An interim recommendation calling for a new “global and secure” online system that would hold “all or most” of the Pentagon’s data has yet to be approved—and will likely prove very tricky to implement. Many companies in Silicon Valley and other industries already have their own internal systems to collect and share data in a way that boosts efficiency and productivity. But companies typically don’t worry about devastating national security consequences if they get hacked by foreign powers or malicious agents. “Security isn’t just part of the problem, it is the fundamental problem,” Wheeler says.

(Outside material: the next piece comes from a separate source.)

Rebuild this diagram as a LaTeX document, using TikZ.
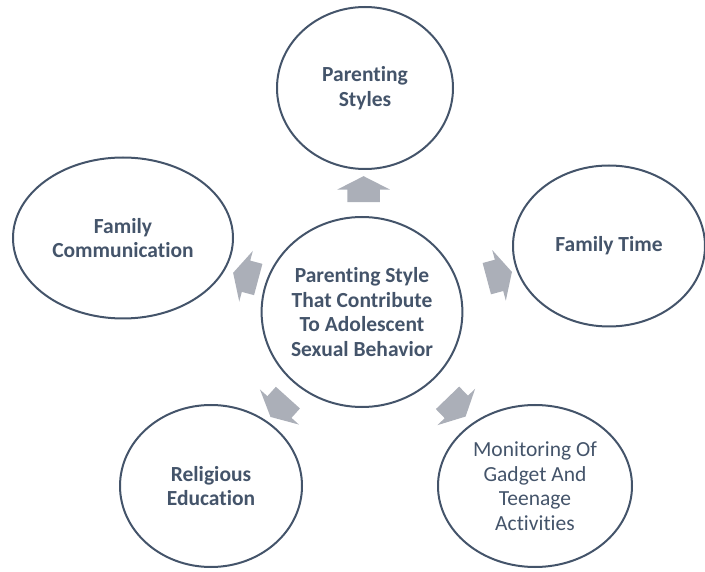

The best commercial security products can’t protect the Pentagon’s data from determined adversaries backed by foreign governments, Wheeler says. As a result, the Pentagon has intentionally kept its many systems and networks isolated, to limit the damage that can be caused by breaches of security. But the board has discussed using so-called “formal methods” that can mathematically prove a computer system is immune to entire classes of cyberattacks—a promising approach that still requires much more development.
It’s still unclear how Marine Gen. James Mattis, Trump’s Secretary of Defense, will handle the board’s recommendations. He has the final say on whether the Pentagon fully embraces the board’s ideas.
“At the staff level, we have had very productive conversations with the President’s transition team,” says Joshua Marcuse, Executive Director at Defense Innovation Board.
The US military’s mission will likely never be fully compatible with the Silicon Valley culture that Singer describes as “fast, flat in structure, and happy to fail and fail rapidly.” But it’s still refreshing to see a collaboration between government and tech that’s not fraught with controversy, and that may actually yield some positive results. After all, if the military’s going to meet the technological demands of 21st-century warfare, it’s going to need a few good geeks.